Health systems research

Jacinta Nzinga

Jacinta Nzinga is a DPhil student at the KEMRI-Wellcome Trust Research Programme in Nairobi, Kenya. She examines how efforts to improve service delivery through adoption of recommended practices in Kenyan hospitals depend on health workers’ responses to improvement efforts, hospital context, actions of unit heads and the interaction between them.

The KEMRI-Wellcome Trust research programme

The KEMRI-Wellcome Trust Research Programme is a major Wellcome Trust’s overseas programmes. Its work has had a major influence on national and international health policy. Research spans a wide variety of topics and disciplines including research on malaria and bacterial and viral infectious diseases, work to map disease risk and intervention coverage and work on research ethics and health systems strengthening.

Jacinta Nzinga: Hospitals, health workers and service delivery in Kenya

My professional background is a social scientist. Actually it stems from my empiric research work and from my studentship. I have an undergraduate degree in environmental health, which is really basic public health, from Kenya. I also have a Masters in global health from Oxford University and I am currently a PhD student in Organisational Studies at Warwick Business School. My current research explores how health workers influence hospital context and how this interacts to influence the service delivery in public hospitals in Kenya. Mainly the focus is on examining the social context in which health care service delivery happens.

It is an important area of study because in health system strengthening the lowest level of the health system is largely ignored and the social context is rarely addressed, or not addressed at all. Looking at health workers, their influences, their perceptions, their attitudes and the structures around them in terms of resources, managers, leadership – those are important things that influence the delivery of service. A lot of focus has been on interventions and quantitative surveys and I feel this area of work that I am doing offers a different perspective in answering this question.

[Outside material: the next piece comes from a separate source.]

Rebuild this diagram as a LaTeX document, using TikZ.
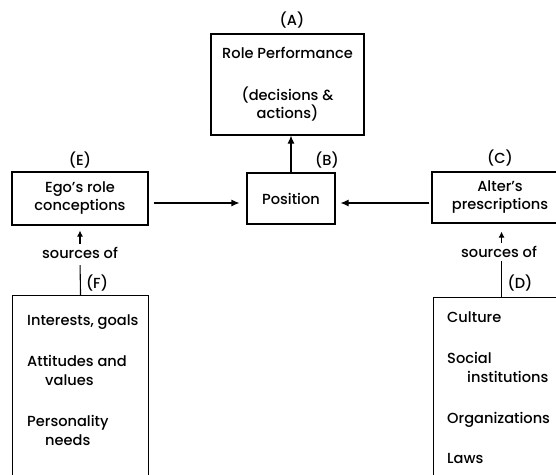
\documentclass[tikz,border=0pt]{standalone}
\usepackage{fontspec}
\setmainfont{Poppins}[UprightFont=* Medium]
\usetikzlibrary{arrows.meta}
\begin{document}
\begin{tikzpicture}[
    x=1pt, y=-1pt,
    font=\fontsize{14.6}{18}\selectfont,
    box/.style={rectangle, draw, line width=1.1pt, inner sep=0pt},
    lbl/.style={inner sep=1pt},
    list/.style={align=left, inner sep=0pt, anchor=north west, font=\fontsize{14.6}{19}\selectfont},
    arrow/.style={-{Latex[length=8pt,width=7pt]}, line width=1.1pt},
    small arrow/.style={-{Latex[length=6pt,width=6pt]}, line width=1.1pt},
    line/.style={-, line width=1.1pt}
  ]
  \useasboundingbox (0,0) rectangle (556,474);

  % Role performance (A)
  \node[lbl] (labA) at (292,20) {(A)};
  \node[box, align=center, minimum width=153, minimum height=101] (perf) at (287.5,84.5)
    {Role Performance\\[24pt](decisions \&\\actions)};

  % Position (B)
  \node[box, minimum width=88, minimum height=51] (pos) at (291,198.5) {Position};
  \node[lbl] (labB) at (327,160) {(B)};

  % Ego (E)
  \node[lbl] (labE) at (80,160) {(E)};
  \node[box, align=center, minimum width=136, minimum height=53] (ego) at (80,198.5)
    {Ego’s role\\conceptions};

  % Alter (C)
  \node[lbl] (labC) at (500,158) {(C)};
  \node[box, align=center, minimum width=136, minimum height=51] (alter) at (500,197.5)
    {Alter’s\\prescriptions};

  % sources
  \node (srcE) at (80,253) {sources of};
  \node (srcC) at (499,252) {sources of};

  % Ego's sources (F)
  \node[box, minimum width=136, minimum height=200, anchor=north west] (interests) at (12,295) {};
  \node[lbl] (labF) at (97,283) {(F)};
  \node[list] (Flist) at (27,314)
    {Interests, goals\\[22pt]Attitudes and\\\hspace*{18pt}values\\[22pt]Personality\\\hspace*{18pt}needs};

  % Alter's sources (D)
  \node[box, minimum width=136, minimum height=200, anchor=north west] (society) at (433,297) {};
  \node[lbl] (labD) at (520,283) {(D)};
  \node[list] (Dlist) at (447,311)
    {Culture\\[22pt]Social\\\hspace*{20pt}institutions\\[22pt]Organizations\\[21pt]Laws};

  % connectors
  \draw[arrow] (pos.north) -- (pos.north |- perf.south);
  \draw[arrow, shorten <=5pt, shorten >=7pt] ([yshift=-4.5pt]ego.east) -- ([yshift=-4.5pt]pos.west);
  \draw[arrow, shorten <=2pt, shorten >=5pt] ([yshift=-5.5pt]alter.west) -- ([yshift=-4.5pt]pos.east);
  \draw[small arrow, shorten >=5pt] (srcE.north) -- (ego.south);
  \draw[line, shorten >=3pt] (interests.north) -- (srcE.south);
  \draw[small arrow, shorten >=8pt] (society.north |- srcC.north) -- (society.north |- alter.south);
  \draw[line] (society.north) -- (society.north |- srcC.south);

\end{tikzpicture}
\end{document}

The methods that I use in my research are mainly drawn from social science, psychology and management studies. Therefore I mainly use qualitative methods that include informal interviews, observations, narratives, or stories. I have found that having informal chats with people off the record and outside hospital settings provides even richer data.

For me I feel that it is a new emerging area and there isn’t a lot that has been done in it and because I mainly use qualitative methods there isn’t a lot of statistics. But it is an area that is being increasingly recognised as being an important area of study.

I think gradually people are beginning to appreciate the value of social science research because if for example you have provided a resource of a study that you have conducted and you have graphs and charts then people don’t really understand what is happening in the background. It provides a good comparative way of looking at what’s really happening and people are increasingly starting to listen to the noise behind the numbers.

I’d tell those young people that it is a good place to start if you are genuinely inquisitive about the everyday nature of things and to continue in that line if enjoy being intellectually challenged every day. But I would tell them that it is a very sad place to start if you are looking to get rich.